HLA genes play a key role in the human immune system. As a result, HLA typing is very important for both clinical laboratories and biomedical research. However, HLA typing has always been challenging due to the complexity of this group of genes, including existence of large number of alleles for most HLA genes, major sequence difference between these alleles, sequence similarity among the paralogous HLA genes, and long range linkage disequilibrium (LD) in this region.

With the development of NGS, large amount of sequencing data are becoming widely available. Although most of them were not generated for this purpose, they still provide valuable resources for HLA typing. NGS data might be useful in many aspects such as preliminary screening for potential organ donors, for individuals that are potentially susceptible to adverse drug responses, risk prediction for complex diseases, and population genetic studies.

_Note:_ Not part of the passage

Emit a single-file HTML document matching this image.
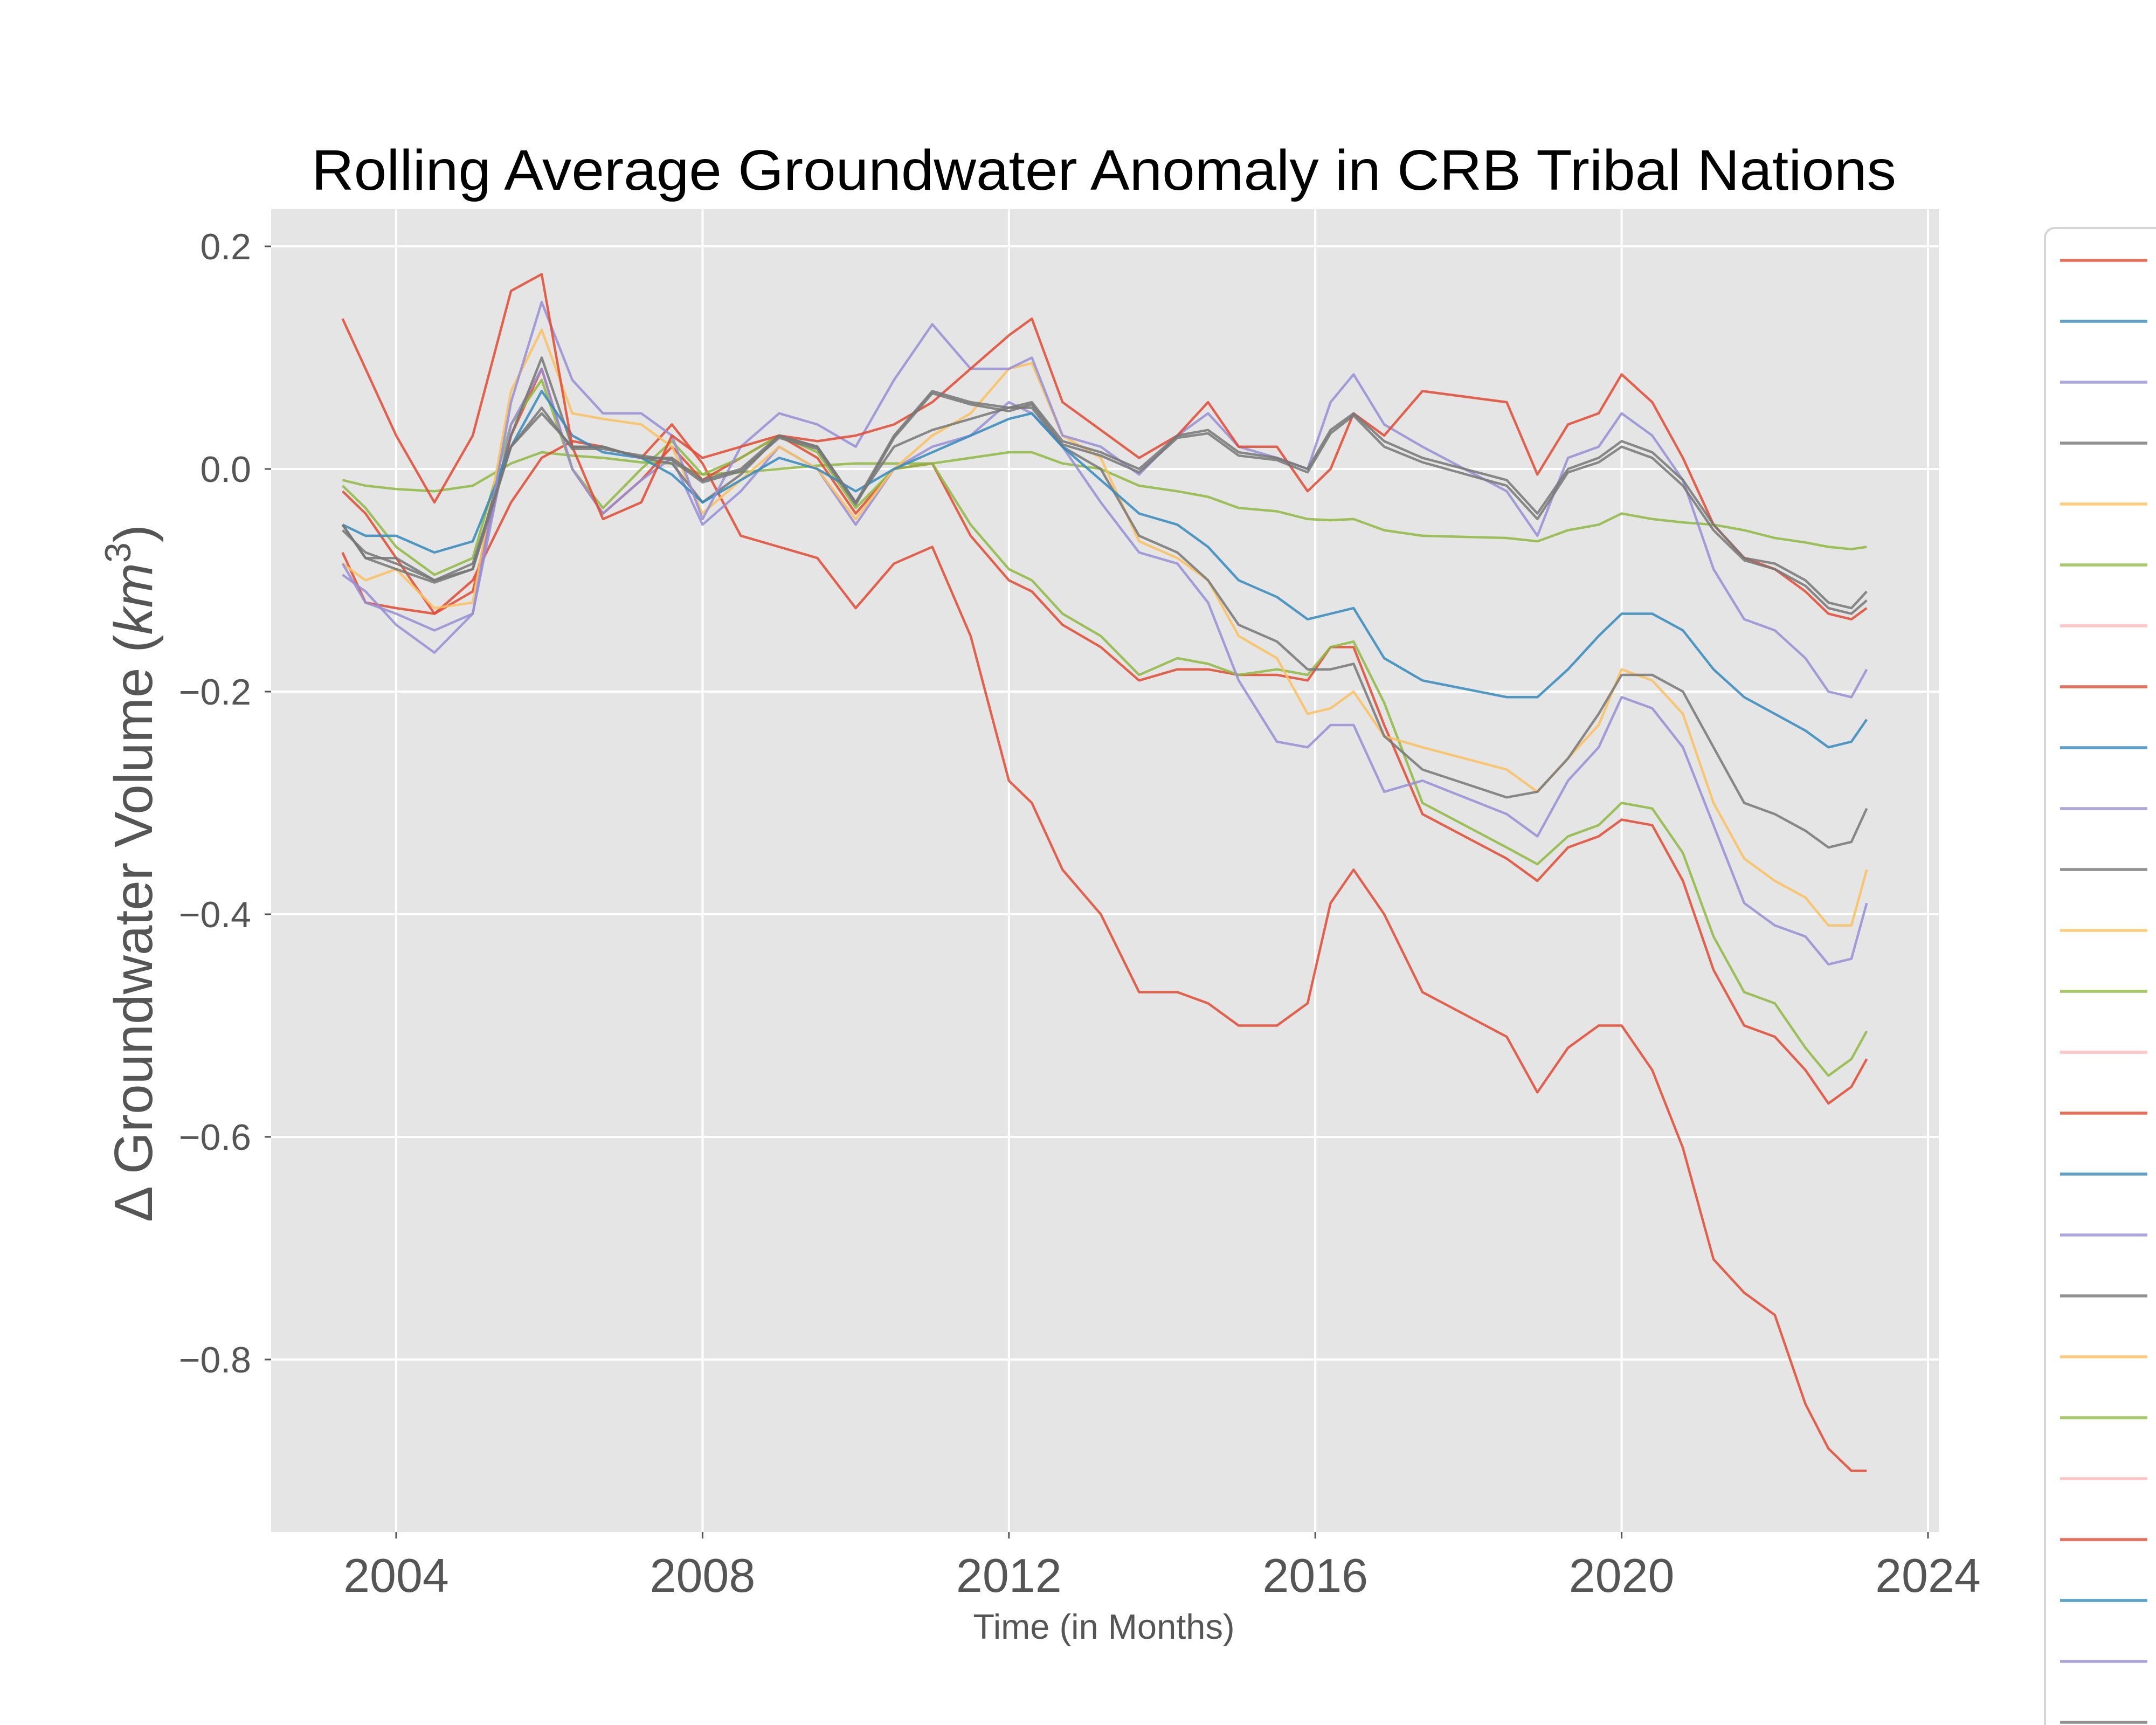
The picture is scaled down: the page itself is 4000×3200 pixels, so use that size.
<!DOCTYPE html>
<html><head><meta charset="utf-8"><style>
html,body{margin:0;padding:0;background:#fff;}
svg{display:block;font-family:"Liberation Sans",sans-serif;}
</style></head><body>
<svg id="chart" width="4000" height="3200" viewBox="0 0 4000 3200" xmlns="http://www.w3.org/2000/svg">
<rect x="0" y="0" width="4000" height="3200" fill="#fff"/>
<text x="2048" y="352" text-anchor="middle" font-size="106" fill="#000" textLength="2940" lengthAdjust="spacingAndGlyphs">Rolling Average Groundwater Anomaly in CRB Tribal Nations</text>
<rect x="503" y="388" width="3094" height="2454" fill="#E5E5E5"/>
<g id="grid"></g>
<g id="series"></g>
<g id="ticks"></g>
<text x="2048" y="3040" text-anchor="middle" font-size="65" fill="#555">Time (in Months)</text>
<text transform="translate(282,1620) rotate(-90)" text-anchor="middle" font-size="100" fill="#555">Δ Groundwater Volume (<tspan font-style="italic">km</tspan><tspan font-size="68" dy="-40">3</tspan><tspan dy="40">)</tspan></text>
<g id="legend">
<rect x="3794" y="423" width="260" height="2850" rx="18" fill="#fff" stroke="#d6d6d6" stroke-width="4"/>
</g>
</svg>
<script>
const times = [2003.3,2003.6,2004.0,2004.5,2005.0,2005.5,2005.9,2006.3,2006.7,2007.2,2007.6,2008.0,2008.5,2009.0,2009.5,2010.0,2010.5,2011.0,2011.5,2012.0,2012.3,2012.7,2013.2,2013.7,2014.2,2014.6,2015.0,2015.5,2015.9,2016.2,2016.5,2016.9,2017.4,2018.5,2018.9,2019.3,2019.7,2020.0,2020.4,2020.8,2021.2,2021.6,2022.0,2022.4,2022.7,2023.0,2023.2];
const redDecline = [-0.075,-0.12,-0.125,-0.13,-0.10,-0.03,0.01,0.025,0.02,0.01,0.04,0.005,-0.06,-0.07,-0.08,-0.125,-0.085,-0.07,-0.15,-0.28,-0.30,-0.36,-0.40,-0.47,-0.47,-0.48,-0.50,-0.50,-0.48,-0.39,-0.36,-0.40,-0.47,-0.51,-0.56,-0.52,-0.50,-0.50,-0.54,-0.61,-0.71,-0.74,-0.76,-0.84,-0.88,-0.90,-0.90];
const redHigh = [0.135,0.09,0.03,-0.03,0.03,0.16,0.175,0.02,-0.045,-0.03,0.03,0.01,0.02,0.03,0.025,0.03,0.04,0.06,0.09,0.12,0.135,0.06,0.035,0.01,0.03,0.06,0.02,0.02,-0.02,0.0,0.05,0.03,0.07,0.06,-0.005,0.04,0.05,0.085,0.06,0.01,-0.05,-0.08,-0.09,-0.11,-0.13,-0.135,-0.125];
const redMid = [-0.02,-0.04,-0.08,-0.13,-0.11,0.03,0.09,0.0,-0.04,-0.01,0.02,-0.01,0.01,0.03,0.01,-0.04,0.0,0.005,-0.06,-0.10,-0.11,-0.14,-0.16,-0.19,-0.18,-0.18,-0.185,-0.185,-0.19,-0.16,-0.16,-0.23,-0.31,-0.35,-0.37,-0.34,-0.33,-0.315,-0.32,-0.37,-0.45,-0.50,-0.51,-0.54,-0.57,-0.555,-0.53];
const greenMid = [-0.015,-0.035,-0.07,-0.095,-0.08,0.04,0.08,0.0,-0.035,0.0,0.025,-0.005,0.01,0.03,0.015,-0.035,0.0,0.005,-0.05,-0.09,-0.10,-0.13,-0.15,-0.185,-0.17,-0.175,-0.185,-0.18,-0.185,-0.16,-0.155,-0.21,-0.30,-0.34,-0.355,-0.33,-0.32,-0.30,-0.305,-0.345,-0.42,-0.47,-0.48,-0.52,-0.545,-0.53,-0.505];
const greenFlat = [-0.01,-0.015,-0.018,-0.02,-0.015,0.005,0.015,0.012,0.01,0.006,0.005,-0.005,-0.003,0.0,0.003,0.005,0.005,0.005,0.01,0.015,0.015,0.005,0.0,-0.015,-0.02,-0.025,-0.035,-0.038,-0.045,-0.046,-0.045,-0.055,-0.06,-0.062,-0.065,-0.055,-0.05,-0.04,-0.045,-0.048,-0.05,-0.055,-0.062,-0.066,-0.07,-0.072,-0.07];
const blue = [-0.05,-0.06,-0.06,-0.075,-0.065,0.02,0.07,0.03,0.015,0.01,-0.005,-0.03,-0.01,0.01,0.0,-0.02,0.0,0.015,0.03,0.045,0.05,0.02,-0.01,-0.04,-0.05,-0.07,-0.10,-0.115,-0.135,-0.13,-0.125,-0.17,-0.19,-0.205,-0.205,-0.18,-0.15,-0.13,-0.13,-0.145,-0.18,-0.205,-0.22,-0.235,-0.25,-0.245,-0.225];
const purpleHigh = [-0.085,-0.12,-0.13,-0.145,-0.13,0.06,0.15,0.08,0.05,0.05,0.03,-0.045,0.02,0.05,0.04,0.02,0.08,0.13,0.09,0.09,0.10,0.03,0.02,-0.005,0.03,0.05,0.02,0.01,0.0,0.06,0.085,0.04,0.02,-0.02,-0.06,0.01,0.02,0.05,0.03,-0.01,-0.09,-0.135,-0.145,-0.17,-0.20,-0.205,-0.18];
const purpleLow = [-0.095,-0.11,-0.14,-0.165,-0.13,0.04,0.09,0.0,-0.04,-0.01,0.01,-0.05,-0.02,0.02,0.0,-0.05,0.0,0.02,0.03,0.06,0.05,0.02,-0.03,-0.075,-0.085,-0.12,-0.19,-0.245,-0.25,-0.23,-0.23,-0.29,-0.28,-0.31,-0.33,-0.28,-0.25,-0.205,-0.215,-0.25,-0.32,-0.39,-0.41,-0.42,-0.445,-0.44,-0.39];
const yellow = [-0.085,-0.10,-0.09,-0.125,-0.12,0.07,0.125,0.05,0.045,0.04,0.02,-0.04,-0.01,0.02,0.0,-0.045,0.0,0.03,0.05,0.09,0.095,0.03,0.01,-0.065,-0.08,-0.10,-0.15,-0.17,-0.22,-0.215,-0.20,-0.24,-0.25,-0.27,-0.29,-0.26,-0.23,-0.18,-0.19,-0.22,-0.30,-0.35,-0.37,-0.385,-0.41,-0.41,-0.36];
const grayLow = [-0.05,-0.08,-0.08,-0.10,-0.09,0.03,0.10,0.02,0.02,0.01,0.005,-0.03,-0.005,0.03,0.02,-0.03,0.02,0.035,0.045,0.055,0.055,0.02,0.0,-0.06,-0.075,-0.10,-0.14,-0.155,-0.18,-0.18,-0.175,-0.24,-0.27,-0.295,-0.29,-0.26,-0.22,-0.185,-0.185,-0.20,-0.25,-0.30,-0.31,-0.325,-0.34,-0.335,-0.305];
const grayHigh = [-0.055,-0.075,-0.085,-0.10,-0.085,0.02,0.05,0.02,0.02,0.01,0.01,-0.01,0.0,0.03,0.02,-0.03,0.03,0.07,0.06,0.055,0.06,0.025,0.015,0.0,0.03,0.035,0.015,0.01,0.0,0.035,0.05,0.025,0.01,-0.01,-0.04,0.0,0.01,0.025,0.015,-0.01,-0.05,-0.08,-0.085,-0.10,-0.12,-0.125,-0.11];
const grayHigh2 = [-0.05,-0.08,-0.09,-0.102,-0.09,0.02,0.055,0.018,0.018,0.012,0.008,-0.012,-0.002,0.028,0.018,-0.032,0.028,0.068,0.058,0.052,0.058,0.022,0.012,-0.003,0.028,0.032,0.012,0.008,-0.003,0.032,0.048,0.02,0.006,-0.015,-0.045,-0.003,0.006,0.02,0.01,-0.015,-0.055,-0.082,-0.09,-0.105,-0.125,-0.13,-0.118];
const yTicks = [0.2,0.0,-0.2,-0.4,-0.6,-0.8];
const xTicks = [2004,2008,2012,2016,2020,2024];
const legendColors = ["#E24A33","#348ABD","#988ED5","#777777","#FBC15E","#8EBA42","#FFB5B8","#E24A33","#348ABD","#988ED5","#777777","#FBC15E","#8EBA42","#FFB5B8","#E24A33","#348ABD","#988ED5","#777777","#FBC15E","#8EBA42","#FFB5B8","#E24A33","#348ABD","#988ED5","#777777"];

const NS="http://www.w3.org/2000/svg";
const X0=503,X1=3597,Y0=388,Y1=2842;
function xs(t){return 735+(t-2004)*142.1;}
function ys(v){return 870-v*2065;}
function mk(tag,attrs,parent){const e=document.createElementNS(NS,tag);for(const k in attrs)e.setAttribute(k,attrs[k]);parent.appendChild(e);return e;}
const grid=document.getElementById('grid'),ticks=document.getElementById('ticks'),ser=document.getElementById('series'),leg=document.getElementById('legend');
yTicks.forEach(v=>{
  const l=mk('line',{x1:X0,x2:X1,y1:ys(v),y2:ys(v),stroke:'#fff','stroke-width':4},grid);
  
  
  const tk=mk('line',{x1:X0-12,x2:X0,y1:ys(v),y2:ys(v),stroke:'#555','stroke-width':3},ticks);
  
  
  const t=mk('text',{x:466,y:ys(v)+24,'text-anchor':'end','font-size':68,fill:'#555'},ticks);
  t.textContent=(v<0?'\u2212':'')+Math.abs(v).toFixed(1);
  
  
});
xTicks.forEach(v=>{
  const l=mk('line',{x1:xs(v),x2:xs(v),y1:Y0,y2:Y1,stroke:'#fff','stroke-width':4},grid);
  
  
  const tk=mk('line',{x1:xs(v),x2:xs(v),y1:Y1,y2:Y1+12,stroke:'#555','stroke-width':3},ticks);
  
  
  const t=mk('text',{x:xs(v),y:2953,'text-anchor':'middle','font-size':88,fill:'#555'},ticks);
  t.textContent=String(v);
  
  
});
const seriesList=[
 [greenFlat,'#8EBA42','series-green-flat'],
 [redDecline,'#E24A33','series-red-decline'],
 [redMid,'#E24A33','series-red-mid'],
 [greenMid,'#8EBA42','series-green-mid'],
 [purpleLow,'#988ED5','series-purple-low'],
 [yellow,'#FBC15E','series-yellow'],
 [grayLow,'#777777','series-gray-low'],
 [blue,'#348ABD','series-blue'],
 [purpleHigh,'#988ED5','series-purple-high'],
 [redHigh,'#E24A33','series-red-high'],
 [grayHigh2,'#777777','series-gray-high-2'],
 [grayHigh,'#777777','series-gray-high']
];
seriesList.forEach(s=>{
  const d=s[0].map((v,i)=>(i?'L':'M')+xs(times[i]).toFixed(1)+','+ys(v).toFixed(1)).join(' ');
  const p=mk('path',{d:d,fill:'none',stroke:s[1],'stroke-width':4.5,'stroke-opacity':0.85,'stroke-linejoin':'round'},ser);
  
  
});
legendColors.forEach((c,i)=>{
  const y=483+i*113;
  const l=mk('line',{x1:3822,x2:3984,y1:y,y2:y,stroke:c,'stroke-width':5.5,'stroke-opacity':0.8},leg);
  
  
});
</script>
</body></html>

However, due to the complexity of the HLA loci, the large amount of NGS data has not been made informative on HLA genotypes. Many efforts have been made on HLA typing by mining NGS data, including the alignment-based method that relies on counting the number of short reads aligned to each specific allele, the assembly- and scoring-based method that takes into account of good quality contigs and their scores for each candidate HLA allele. These methods capitalize on the increasing accessibility and affordability of NGS sequencing and have greatly reduced the time and cost required to make an HLA call comparing to traditional standard PCR-based solutions. Unfortunately, these methods are only capable of achieving low-digit resolution and perform poorly at higher-digit resolution, which is required for clinical applications.

In this study, I introduce a novel approach for accurate HLA typing at high-digit resolution based on a strategy of comparing sequence reads to a comprehensive reference panel containing all the known HLA alleles for high efficiency mapping, followed by assembly of the mapped reads to contigs, stepwise matching and designation of the contigs to HLA alleles and decision on HLA allele calling. Testing of the method on a set of public and internal whole exome sequencing (WES) data demonstrated that this new method is capable of reporting HLA alleles at a high-digit resolution with great accuracy.

I also conducted a preliminary analysis of WES data from a set of NGS samples generated in-house. HLA calling results demonstrated consistent allele frequencies to those recorded in the Allele Frequency Net Database (AFND) of the same population. In addition, I also used the typing results from the NGS samples to design population-specific primers and probes. Finally, two set of samples with Crohn’s disease and tuberculosis were studied using this method. Results showed that the previous findings related to HLA and these diseases were effectively replicated in our dataset using the proposed method. Certain interesting results that were not yet reported were also observed in our dataset. These preliminary results highlighted the potential applications of this method for HLA calling from NGS data.